Door of Love and Hate Tattoo, 322 W. McDowell Rd., PHX, only visible when shop is closed.

El Mac is connected to Seventh Letter mostly through his longtime collaborations with L.A.'s RETNA. Mac was part of SL's "Letters First" show in Barcelona, and LA Weekly features his contribution to this exhibition in the slideshow that accompanies the story. Author Shelley Leopold never mentions El Mac, save to credit him. Mac says he never talked to anyone for the article, and was surprised his piece was picked. Maybe Leopold and the rest at LA Weekly were unaware that this particular "God of Graffiti" hails from and continues to dwell in P-town, though the 28-year-old has been making sounds like he could be moving to Lotus Land in the foreseeable future.

Sleeping beauty: Mac's "Phoenix Goddess" takes up a whole wall, about a block east of Zoe's Kitchen; check the lawn table below for perspective.

"If I was out in L.A. full time, it would be a lot easier to get some of these connections," Mac told me recently. "I've been thinking about it for quite a while now. It's tough because I have really cheap rent out here and I like where I live.

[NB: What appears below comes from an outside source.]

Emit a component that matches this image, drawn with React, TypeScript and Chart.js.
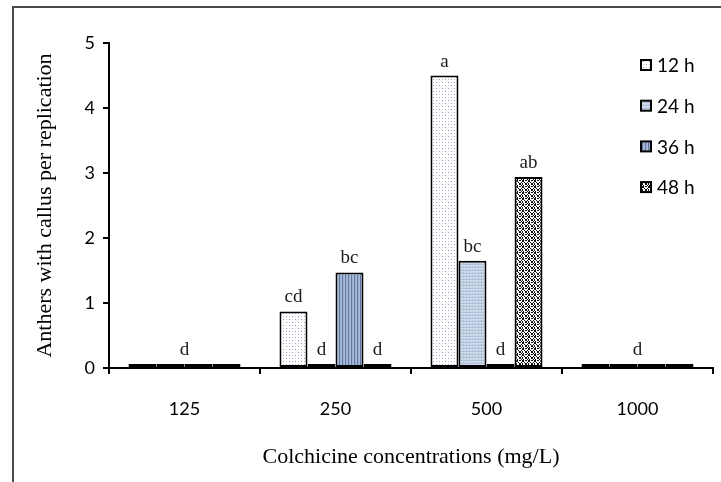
import React, { useEffect, useRef } from "react";
import { Chart, registerables } from "chart.js";

Chart.register(...registerables);

const categories = ["125", "250", "500", "1000"];
const seriesNames = ["12 h", "24 h", "36 h", "48 h"];
const values12h = [0.06, 0.87, 4.5, 0.06];
const values24h = [0.06, 0.06, 1.65, 0.06];
const values36h = [0.06, 1.47, 0.06, 0.06];
const values48h = [0.06, 0.06, 2.94, 0.06];
const letters12h = ["", "cd", "a", ""];
const letters24h = ["", "d", "bc", ""];
const letters36h = ["", "bc", "d", ""];
const letters48h = ["", "d", "ab", ""];
const groupLetters = ["d", "", "", "d"];
const yTickValues = [0, 1, 2, 3, 4, 5];

const xTitle = "Colchicine concentrations (mg/L)";
const yTitle = "Anthers with callus per replication";

function makePattern(kind: number): CanvasPattern | string {
  const c = document.createElement("canvas");
  const ctx = c.getContext("2d");
  if (!ctx) return "#ccc";
  if (kind === 0) {
    c.width = 6;
    c.height = 6;
    ctx.fillStyle = "#ffffff";
    ctx.fillRect(0, 0, 6, 6);
    ctx.fillStyle = "#8e9cbb";
    ctx.fillRect(1, 1, 1, 1);
    ctx.fillRect(4, 4, 1, 1);
    ctx.fillStyle = "#c4cbe0";
    ctx.fillRect(1, 4, 1, 1);
    ctx.fillRect(4, 1, 1, 1);
  } else if (kind === 1) {
    c.width = 3;
    c.height = 3;
    ctx.fillStyle = "#cfdaea";
    ctx.fillRect(0, 0, 3, 3);
    ctx.fillStyle = "#aebfd9";
    ctx.fillRect(0, 0, 3, 1);
    ctx.fillRect(1, 2, 1, 1);
  } else if (kind === 2) {
    c.width = 3;
    c.height = 1;
    ctx.fillStyle = "#6178a2";
    ctx.fillRect(0, 0, 1, 1);
    ctx.fillStyle = "#9bb0d0";
    ctx.fillRect(1, 0, 1, 1);
    ctx.fillStyle = "#aabcd8";
    ctx.fillRect(2, 0, 1, 1);
  } else {
    c.width = 6;
    c.height = 6;
    ctx.fillStyle = "#ffffff";
    ctx.fillRect(0, 0, 6, 6);
    ctx.fillStyle = "#111111";
    ctx.fillRect(0, 0, 2, 2);
    ctx.fillRect(3, 0, 2, 1);
    ctx.fillRect(3, 3, 2, 2);
    ctx.fillRect(0, 3, 1, 2);
    ctx.fillRect(2, 2, 1, 1);
    ctx.fillRect(5, 5, 1, 1);
    ctx.fillRect(1, 5, 1, 1);
    ctx.fillRect(5, 2, 1, 1);
  }
  const p = ctx.createPattern(c, "repeat");
  return p || "#ccc";
}

export default function App() {
  const ref = useRef<HTMLCanvasElement | null>(null);

  useEffect(() => {
    const canvas = ref.current;
    if (!canvas) return;
    const patterns = [0, 1, 2, 3].map((k) => makePattern(k));
    const allValues = [values12h, values24h, values36h, values48h];
    const allLetters = [letters12h, letters24h, letters36h, letters48h];

    const framePlugin = {
      id: "frame",
      beforeDraw(chart: any) {
        const ctx = chart.ctx;
        ctx.save();
        ctx.fillStyle = "#ffffff";
        ctx.fillRect(0, 0, chart.width, chart.height);
        ctx.strokeStyle = "#4a4a4a";
        ctx.lineWidth = 2;
        ctx.beginPath();
        ctx.moveTo(13, chart.height);
        ctx.lineTo(13, 7);
        ctx.lineTo(chart.width, 7);
        ctx.stroke();
        ctx.restore();
      },
    };

    const lettersPlugin = {
      id: "letters",
      afterDatasetsDraw(chart: any) {
        const ctx = chart.ctx;
        ctx.save();
        ctx.font = '19px "Liberation Serif"';
        ctx.fillStyle = "#1a1a1a";
        ctx.textAlign = "center";
        ctx.textBaseline = "alphabetic";
        allLetters.forEach((letters, i) => {
          const meta = chart.getDatasetMeta(i);
          letters.forEach((t, j) => {
            if (!t) return;
            const bar = meta.data[j];
            ctx.fillText(t, bar.x, bar.y - 9);
          });
        });
        const xs = chart.scales.x;
        groupLetters.forEach((t, j) => {
          if (!t) return;
          let top = Infinity;
          allLetters.forEach((_, i) => {
            const bar = chart.getDatasetMeta(i).data[j];
            top = Math.min(top, bar.y);
          });
          ctx.fillText(t, xs.getPixelForValue(j), top - 9);
        });
        ctx.restore();
      },
    };

    const legendPlugin = {
      id: "customLegend",
      afterDraw(chart: any) {
        const ctx = chart.ctx;
        const area = chart.chartArea;
        const x0 = area.right - 72;
        const y0 = area.top + 22;
        const step = 40.7;
        ctx.save();
        ctx.font = '19px "Lato"';
        ctx.textBaseline = "middle";
        ctx.textAlign = "left";
        seriesNames.forEach((name, i) => {
          const y = y0 + i * step;
          ctx.fillStyle = patterns[i] as any;
          ctx.fillRect(x0, y - 5, 10, 10);
          ctx.strokeStyle = "#000";
          ctx.lineWidth = 2;
          ctx.strokeRect(x0, y - 5, 10, 10);
          ctx.fillStyle = "#000";
          ctx.fillText(name, x0 + 16, y + 1);
        });
        ctx.restore();
      },
    };

    const chart = new Chart(canvas, {
      type: "bar",
      data: {
        labels: categories,
        datasets: seriesNames.map((name, i) => ({
          label: name,
          data: allValues[i],
          backgroundColor: patterns[i] as any,
          borderColor: "#000",
          borderWidth: 2,
          borderSkipped: false,
          categoryPercentage: 0.742,
          barPercentage: 1,
        })),
      },
      options: {
        responsive: false,
        animation: false,
        layout: { padding: { top: 43, right: 8, left: 0, bottom: 0 } },
        plugins: {
          legend: { display: false },
          tooltip: { enabled: false },
        },
        scales: {
          x: {
            grid: {
              display: true,
              drawOnChartArea: false,
              drawTicks: true,
              tickLength: 6,
              color: "#000",
              lineWidth: 2,
              offset: true,
            },
            border: { display: true, color: "#000", width: 2 },
            ticks: {
              color: "#000",
              font: { family: "Lato", size: 18 },
              padding: 24,
            },
            title: {
              display: true,
              text: xTitle,
              color: "#000",
              font: { family: "Liberation Serif", size: 22 },
              padding: { top: 0, bottom: 12 },
            },
            afterFit: (s: any) => {
              s.height = 114;
            },
          },
          y: {
            min: 0,
            max: 5,
            grid: {
              display: true,
              drawOnChartArea: false,
              drawTicks: true,
              tickLength: 6,
              color: "#000",
              lineWidth: 2,
            },
            border: { display: true, color: "#000", width: 2 },
            ticks: {
              color: "#000",
              font: { family: "Lato", size: 18 },
              padding: 8,
            },
            afterBuildTicks: (s: any) => {
              s.ticks = yTickValues.map((v) => ({ value: v }));
            },
            title: {
              display: true,
              text: yTitle,
              color: "#000",
              font: { family: "Liberation Serif", size: 22 },
              padding: { top: 32, bottom: 0 },
            },
            afterFit: (s: any) => {
              s.width = 109;
            },
          },
        },
      },
      plugins: [framePlugin, lettersPlugin, legendPlugin],
    });
    return () => chart.destroy();
  }, []);

  return (
    <div style={{ position: "absolute", left: 0, top: 0, width: 721, height: 482 }}>
      <canvas ref={ref} width={721} height={482} style={{ display: "block" }} />
    </div>
  );
}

I'm doing well, but I just see that I could be doing better, most likely, if I was in a bigger city."

One of Mac's blue girls, just inside the doorway of PHX's Garfield Galleria.

Certainly it's a compliment to have some art director pick your piece over numerous others from the same graff crew. (Seventh Letter is a big-ass posse.) L.A. is one of the major capitals of graffiti in the U.S. So having one of your pieces tapped to rep L.A. graff on the cover of the LA Weekly is huge.

A Holbein drunkard on the corrugated back door of a pawn shop basement on McDowell Rd., PHX.

You do get the feeling that Mac's on the verge. He travels regularly to do walls out of town: L.A., San Fran, Mexico City, and elsewhere. And he recently had a one-man show with a gallery in Montreal. His art is a step above, with references to Italian masters, Hans Holbein, and others. You could envision his work in the Louvre, and yet it's on common brick walls and corrugated steel doors around town. Pictured here are a number of legal walls throughout Phoenix that Mac's done. These are mostly around McDowell and 7th Ave, on the back of or inside buildings. Let's hope he does a few more walls here in his hometown before he one day hightails it to L.A.

A little El Mac political commentary, with Saddam Hussein pictured as a "blood-sucking Mexican," bugbear of the nativists. On 7th Ave., at the PHX shop Curiouser & Curiouser, just down from Mary Coyle's.